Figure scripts

= = = =

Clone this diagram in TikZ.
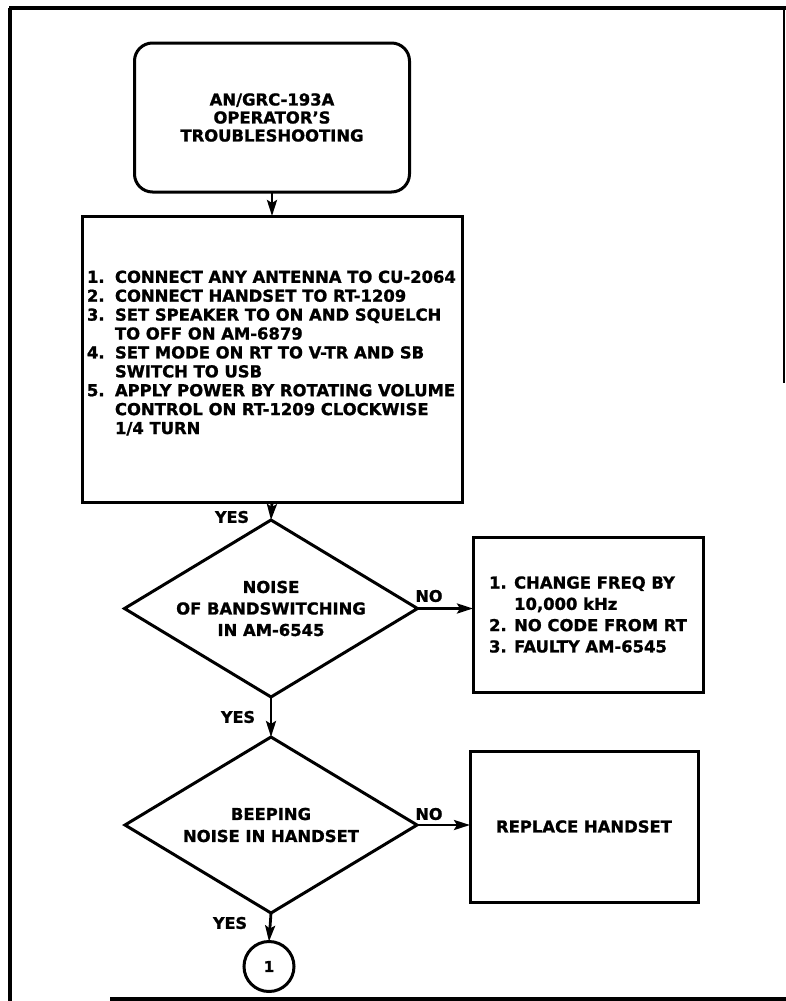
\documentclass[tikz,border=0pt]{standalone}
\usepackage{fontspec}
\setmainfont{DejaVu Sans}[BoldFeatures={FakeBold=1.2}]
\usetikzlibrary{arrows.meta,shapes.geometric}
\tikzset{
  every node/.style={font=\bfseries\fontsize{16.4pt}{21.5pt}\selectfont, inner sep=0pt, outer sep=0pt},
  stepbox/.style={draw, line width=3pt, rectangle},
  startbox/.style={draw, line width=3pt, rectangle, rounded corners=18pt},
  decision/.style={draw, line width=3pt, diamond, aspect=1.65, align=center},
  connector/.style={draw, line width=3pt, circle, minimum size=50pt},
  flow/.style={line width=2.8pt, -{Stealth[length=16pt,width=10pt,inset=3pt]}},
  lbl/.style={font=\bfseries\fontsize{16pt}{18pt}\selectfont},
  frame/.style={line width=3.5pt}
}
\newcommand{\itm}[1]{\makebox[28pt][l]{#1}}
\newcommand{\itmb}[1]{\makebox[25pt][l]{#1}}
\begin{document}
\begin{tikzpicture}[x=1pt,y=-1pt]
\useasboundingbox (0,0) rectangle (786,1001);
% outer frame
\draw[frame, line width=4pt] (9,8) -- (786,8);
\draw[frame] (10,8) -- (10,1001);
\draw[frame, line width=2.5pt] (784,8) -- (784,383);
\draw[frame] (110,999) -- (786,999);

% start
\node[startbox, minimum width=275pt, minimum height=149pt, align=center,
      font=\bfseries\fontsize{16.4pt}{18pt}\selectfont] (t) at (272,117.5)
  {AN/GRC-193A\\OPERATOR'S\\TROUBLESHOOTING};

% step list
\node[stepbox, minimum width=380pt, minimum height=286pt] (b1) at (272,359) {};
\node[anchor=base west, align=left, font=\bfseries\fontsize{16.4pt}{18.9pt}\selectfont] (b1t) at (87,434)
  {\itm{1.}CONNECT ANY ANTENNA TO CU-2064\\
   \itm{2.}CONNECT HANDSET TO RT-1209\\
   \itm{3.}SET SPEAKER TO ON AND SQUELCH\\
   \itm{}TO OFF ON AM-6879\\
   \itm{4.}SET MODE ON RT TO V-TR AND SB\\
   \itm{}SWITCH TO USB\\
   \itm{5.}APPLY POWER BY ROTATING VOLUME\\
   \itm{}CONTROL ON RT-1209 CLOCKWISE\\
   \itm{}1/4 TURN};

% decision 1
\node[decision, minimum width=293pt, minimum height=177pt] (d1) at (271,608.5)
  {NOISE\\OF BANDSWITCHING\\IN AM-6545};
\node[stepbox, minimum width=230pt, minimum height=155pt, align=left,
      font=\bfseries\fontsize{16.4pt}{21.3pt}\selectfont] (n1) at (588,614.5)
  {\itmb{1.}CHANGE FREQ BY\\
   \itmb{}10,000 kHz\\
   \itmb{2.}NO CODE FROM RT\\
   \itmb{3.}FAULTY AM-6545};

% decision 2
\node[decision, minimum width=292pt, minimum height=176pt,
      font=\bfseries\fontsize{16.4pt}{22pt}\selectfont] (d2) at (271,825)
  {BEEPING\\NOISE IN HANDSET};
\node[stepbox, minimum width=228pt, minimum height=151pt] (n2) at (584,826.5)
  {REPLACE HANDSET};

% connector circle
\node[connector, font=\bfseries\fontsize{15pt}{16pt}\selectfont] (c1) at (269,966.5) {1};

% flows
\draw[flow] (t.south) -- (b1.north);
\draw[flow] (b1.south) -- (d1.north);
\draw[flow] (d1.east) -- (n1.west |- d1.east);
\draw[flow] (d1.south) -- (d2.north);
\draw[flow] (d2.east) -- (n2.west |- d2.east);
\draw[flow] (d2.south) -- (c1.north);

% labels
\node[lbl] (yes1) at (232,517) {YES};
\node[lbl] (no1) at (429,596) {NO};
\node[lbl] (yes2) at (238,717) {YES};
\node[lbl] (no2) at (429,814) {NO};
\node[lbl] (yes3) at (230,923) {YES};
\end{tikzpicture}
\end{document}
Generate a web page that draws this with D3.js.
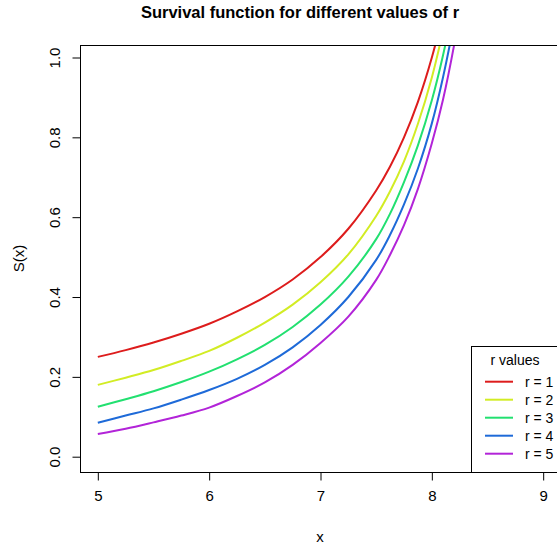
<!DOCTYPE html>
<html>
<head>
<meta charset="utf-8">
<script src="https://cdn.jsdelivr.net/npm/d3@7"></script>
<style>
  body { margin: 0; background: #fff; }
  text { font-family: "Liberation Sans", Arial, sans-serif; fill: #000; }
</style>
</head>
<body>
<div id="chart"></div>
<script>
// values
var xs = [5, 5.25, 5.5, 5.75, 6, 6.25, 6.5, 6.75, 7, 7.25, 7.5, 7.625, 7.75, 7.875, 8, 8.1, 8.2, 8.25];
var r1 = [0.25, 0.267, 0.286, 0.308, 0.333, 0.364, 0.40, 0.444, 0.50, 0.571, 0.667, 0.727, 0.80, 0.889, 1.0, 1.111, 1.25, 1.333];
var r2 = [0.18, 0.198, 0.217, 0.240, 0.265, 0.298, 0.336, 0.381, 0.437, 0.507, 0.603, 0.665, 0.74, 0.834, 0.95, 1.067, 1.206, 1.29];
var r3 = [0.125, 0.144, 0.164, 0.187, 0.213, 0.244, 0.28, 0.325, 0.381, 0.451, 0.545, 0.609, 0.688, 0.78, 0.893, 1.005, 1.141, 1.223];
var r4 = [0.085, 0.103, 0.121, 0.143, 0.167, 0.195, 0.23, 0.274, 0.33, 0.40, 0.493, 0.556, 0.632, 0.722, 0.835, 0.95, 1.088, 1.167];
var r5 = [0.057, 0.070, 0.086, 0.103, 0.123, 0.152, 0.186, 0.230, 0.285, 0.351, 0.443, 0.506, 0.58, 0.671, 0.785, 0.894, 1.031, 1.113];
var seriesNames = ["r = 1", "r = 2", "r = 3", "r = 4", "r = 5"];
var colors = ["#dd1c1c", "#d2ec24", "#22e070", "#1e6ad8", "#b224d8"];
var xTicks = [5, 6, 7, 8, 9];
var yTicks = [0.0, 0.2, 0.4, 0.6, 0.8, 1.0];

function draw(){
  var width = 557, height = 552;
  var pl = 80, pr = 561, pt = 45, pb = 472;

  var svg = d3.select("#chart").append("svg")
    .attr("width", width).attr("height", height);

  var x = d3.scaleLinear().domain([4.84, 9.16]).range([pl, pr]);
  var y = d3.scaleLinear().domain([0, 1]).range([456.7, 57.5]);

  svg.append("clipPath").attr("id", "clip")
    .append("rect").attr("x", pl).attr("y", pt)
    .attr("width", pr - pl).attr("height", pb - pt);

  var line = d3.line()
    .x(function(d) { return x(d[0]); })
    .y(function(d) { return y(d[1]); })
    .curve(d3.curveCatmullRom.alpha(0.5));

  var all = [r1, r2, r3, r4, r5];
  var g = svg.append("g").attr("clip-path", "url(#clip)");
  all.forEach(function(s, i) {
    g.append("path")
      .datum(xs.map(function(v, j) { return [v, s[j]]; }))
      .attr("d", line)
      .attr("fill", "none")
      .attr("stroke", colors[i])
      .attr("stroke-width", 2);
  });

  // box
  svg.append("rect")
    .attr("x", pl + 0.5).attr("y", pt + 0.5)
    .attr("width", pr - pl).attr("height", pb - pt)
    .attr("fill", "none").attr("stroke", "#000").attr("stroke-width", 1);

  // x axis
  var xa = svg.append("g").attr("transform", "translate(0," + (pb + 0.5) + ")")
    .call(d3.axisBottom(x).tickValues(xTicks).tickSize(8).tickPadding(10)
      .tickFormat(d3.format("d")));
  xa.select(".domain").remove();
  xa.selectAll("text").style("font-size", "15px");

  // y axis, labels turned like R does
  var ya = svg.append("g").attr("transform", "translate(" + (pl + 0.5) + ",0)")
    .call(d3.axisLeft(y).tickValues(yTicks).tickSize(8)
      .tickFormat(d3.format(".1f")));
  ya.select(".domain").remove();
  ya.selectAll("text")
    .style("font-size", "15px")
    .attr("text-anchor", "middle")
    .attr("x", 0).attr("y", 0).attr("dy", "0.35em")
    .attr("transform", "translate(-26,0) rotate(-90)");

  // titles
  svg.append("text").attr("x", 300).attr("y", 18)
    .attr("text-anchor", "middle").style("font-size", "16.5px").style("font-weight", "bold")
    .text("Survival function for different values of r");
  svg.append("text").attr("x", 320).attr("y", 542)
    .attr("text-anchor", "middle").style("font-size", "15px").text("x");
  svg.append("text").attr("transform", "translate(24," + ((pt + pb) / 2) + ") rotate(-90)")
    .attr("text-anchor", "middle").style("font-size", "15px").text("S(x)");

  // legend
  var lg = svg.append("g");
  lg.append("rect").attr("x", 471.5).attr("y", 346.5).attr("width", 100).attr("height", 126)
    .attr("fill", "#fff").attr("stroke", "#000");
  lg.append("text").attr("x", 515).attr("y", 365).attr("text-anchor", "middle")
    .style("font-size", "14px").text("r values");
  seriesNames.forEach(function(n, i) {
    var yy = 381.7 + i * 18;
    lg.append("line").attr("x1", 485).attr("x2", 513).attr("y1", yy).attr("y2", yy)
      .attr("stroke", colors[i]).attr("stroke-width", 2);
    lg.append("text").attr("x", 525).attr("y", yy).attr("dy", "0.35em")
      .style("font-size", "14px").text(n);
  });
}

draw();
</script>
</body>
</html>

= = = =

# Given request
Set down, word for word, the lines from the one holding "Generate a web" through the one holding "var y = d3.scaleLinear().domain([0, 1]).range([456.7, 57.5]);". Skip the pictures.

# Solution to this problem
Generate a web page that draws this with D3.js.
<!DOCTYPE html>
<html>
<head>
<meta charset="utf-8">
<script src="https://cdn.jsdelivr.net/npm/d3@7"></script>
<style>
  body { margin: 0; background: #fff; }
  text { font-family: "Liberation Sans", Arial, sans-serif; fill: #000; }
</style>
</head>
<body>
<div id="chart"></div>
<script>
// values
var xs = [5, 5.25, 5.5, 5.75, 6, 6.25, 6.5, 6.75, 7, 7.25, 7.5, 7.625, 7.75, 7.875, 8, 8.1, 8.2, 8.25];
var r1 = [0.25, 0.267, 0.286, 0.308, 0.333, 0.364, 0.40, 0.444, 0.50, 0.571, 0.667, 0.727, 0.80, 0.889, 1.0, 1.111, 1.25, 1.333];
var r2 = [0.18, 0.198, 0.217, 0.240, 0.265, 0.298, 0.336, 0.381, 0.437, 0.507, 0.603, 0.665, 0.74, 0.834, 0.95, 1.067, 1.206, 1.29];
var r3 = [0.125, 0.144, 0.164, 0.187, 0.213, 0.244, 0.28, 0.325, 0.381, 0.451, 0.545, 0.609, 0.688, 0.78, 0.893, 1.005, 1.141, 1.223];
var r4 = [0.085, 0.103, 0.121, 0.143, 0.167, 0.195, 0.23, 0.274, 0.33, 0.40, 0.493, 0.556, 0.632, 0.722, 0.835, 0.95, 1.088, 1.167];
var r5 = [0.057, 0.070, 0.086, 0.103, 0.123, 0.152, 0.186, 0.230, 0.285, 0.351, 0.443, 0.506, 0.58, 0.671, 0.785, 0.894, 1.031, 1.113];
var seriesNames = ["r = 1", "r = 2", "r = 3", "r = 4", "r = 5"];
var colors = ["#dd1c1c", "#d2ec24", "#22e070", "#1e6ad8", "#b224d8"];
var xTicks = [5, 6, 7, 8, 9];
var yTicks = [0.0, 0.2, 0.4, 0.6, 0.8, 1.0];

function draw(){
  var width = 557, height = 552;
  var pl = 80, pr = 561, pt = 45, pb = 472;

  var svg = d3.select("#chart").append("svg")
    .attr("width", width).attr("height", height);

  var x = d3.scaleLinear().domain([4.84, 9.16]).range([pl, pr]);
  var y = d3.scaleLinear().domain([0, 1]).range([456.7, 57.5]);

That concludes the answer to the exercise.